E’ una finestra aperta su un mondo misterioso, fatto di momenti luminosi che appaiono raramente, soltanto a tratti. Nel mezzo c’è la vita di ogni giorno: attese, delusioni, piccoli e grandi tormenti. 
Eppure (o meglio, proprio per questo) è una storia da leggere assieme ai bambini, nelle notti di inverno, prima di andare a dormire: in un mondo in cui l’essere abili in diverse discipline, sempre eccellendo, è considerata una norma e una necessità, il libraio tra le altre questioni ci insegna che chi vende sogni, i piedi per terra non è che ce li possa sempre avere. 

Come nella favola della lepre, del serpente e dell’uccellino, a ognuno di noi è affidato un compito. La lepre sarà in grado di saltare più in alto del serpente, e tuttavia non saprà strisciare con la medesima agilità del rettile, che a sua volta, nonostante le sue eccellenti qualità, non avrà mai modo di allietare il bosco con i cinguettii che invece sono propri dell’usignolo.
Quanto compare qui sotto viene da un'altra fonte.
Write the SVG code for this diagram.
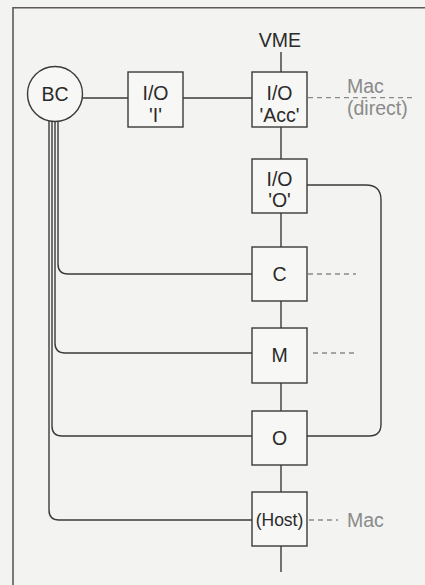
<svg xmlns="http://www.w3.org/2000/svg" width="425" height="585" viewBox="0 0 425 585">
<style>
.ln{fill:none;stroke:#3a3a3a;stroke-width:1.4}
.box{fill:#f7f7f5;stroke:#3a3a3a;stroke-width:1.4}
.dash{fill:none;stroke:#8a8a8a;stroke-width:1.3;stroke-dasharray:5,4}
.t{font-family:"Liberation Sans",Arial,sans-serif;font-size:19.5px;fill:#2a2a2a;text-anchor:middle}
.g{font-family:"Liberation Sans",Arial,sans-serif;font-size:19.5px;fill:#8a8a8a}
</style>
<rect x="0" y="0" width="425" height="585" fill="#f3f3f1"/>
<path d="M13,585 V7.7 H425" fill="none" stroke="#5e5955" stroke-width="1.6"/>
<g id="connectors">
<path class="ln" d="M82,98 H128"/>
<path class="ln" d="M183,98 H252"/>
<path class="ln" d="M281,52 V72"/>
<path class="ln" d="M281,127 V159"/>
<path class="ln" d="M281,213 V247"/>
<path class="ln" d="M281,301 V328"/>
<path class="ln" d="M281,383 V411"/>
<path class="ln" d="M281,465 V492"/>
<path class="ln" d="M281,546 V572"/>
<path class="ln" d="M58,119 V264 Q58,274 68,274 H252"/>
<path class="ln" d="M55,120 V343 Q55,353 65,353 H252"/>
<path class="ln" d="M52,120 V426 Q52,436 62,436 H252"/>
<path class="ln" d="M49,119 V510 Q49,520 59,520 H252"/>
<path class="ln" d="M307,185 H366 Q381,185 381,200 V424 Q381,436 369,436 H307"/>
<path class="dash" d="M308,97.7 H412"/>
<path class="dash" d="M308,274 H356"/>
<path class="dash" d="M313,353 H354"/>
<path class="dash" d="M309,520 H338"/>
</g>
<g id="VME"><text class="t" x="280" y="47">VME</text></g>
<g id="BC"><circle cx="55" cy="94" r="27.5" fill="#f7f7f5" stroke="#3a3a3a" stroke-width="1.4"/><text class="t" x="55" y="101">BC</text></g>
<g id="IO_I"><rect class="box" x="128" y="72" width="55" height="55"/><text class="t" x="155.5" y="100">I/O</text><text class="t" x="155.5" y="121.5">'I'</text></g>
<g id="IO_Acc"><rect class="box" x="252" y="72" width="55" height="55"/><text class="t" x="279.5" y="100">I/O</text><text class="t" x="279.5" y="121.5">'Acc'</text></g>
<g id="Mac_direct"><text class="g" x="347" y="93">Mac</text><text class="g" x="347" y="115">(direct)</text></g>
<g id="IO_O"><rect class="box" x="252" y="159" width="55" height="54"/><text class="t" x="279.5" y="186">I/O</text><text class="t" x="279.5" y="207">'O'</text></g>
<g id="C"><rect class="box" x="252" y="247" width="55" height="54"/><text class="t" x="279.5" y="281">C</text></g>
<g id="M"><rect class="box" x="252" y="328" width="55" height="55"/><text class="t" x="279.5" y="362">M</text></g>
<g id="O"><rect class="box" x="252" y="411" width="55" height="54"/><text class="t" x="279.5" y="445">O</text></g>
<g id="Host"><rect class="box" x="252" y="492" width="55" height="54"/><text class="t" x="279.5" y="526" style="font-size:17.5px">(Host)</text></g>
<g id="Mac"><text class="g" x="347" y="527">Mac</text></g>
</svg>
A ognuno il suo, insomma – cosicché ciascuno possa prendersi le responsabilità delle proprie scelte, senza la pretesa di poter ottenere, in breve tempo e senza rinunciare a nulla, tutto quello che si trova a desiderare. 

E’ un bell’insegnamento per gli adulti di oggi, ma anche per i bambini che diventeranno adulti a loro volta, un domani; per riscoprire la pazienza, l’umiltà e il valore delle cose fatte insieme, a ciascuno il proprio ruolo, i propri meriti e, perché no, anche i propri errori. 

Nota: la redazione di ADC ringrazia la gentilissima signorina @Aisara al #Salto12, che con indomita maestria di polso, di fronte a noi improvvisamente strappò, tutta d’un pezzo, una pagina intera di una copia dell’opera. E poi quel foglio ce lo allungò, con il sorriso sulle labbra. Eravamo in due e il rumore della carta spezzata quasi ci uccise. Però, poi, capimmo. Ci saremmo persi qualcosa, senza quel gesto.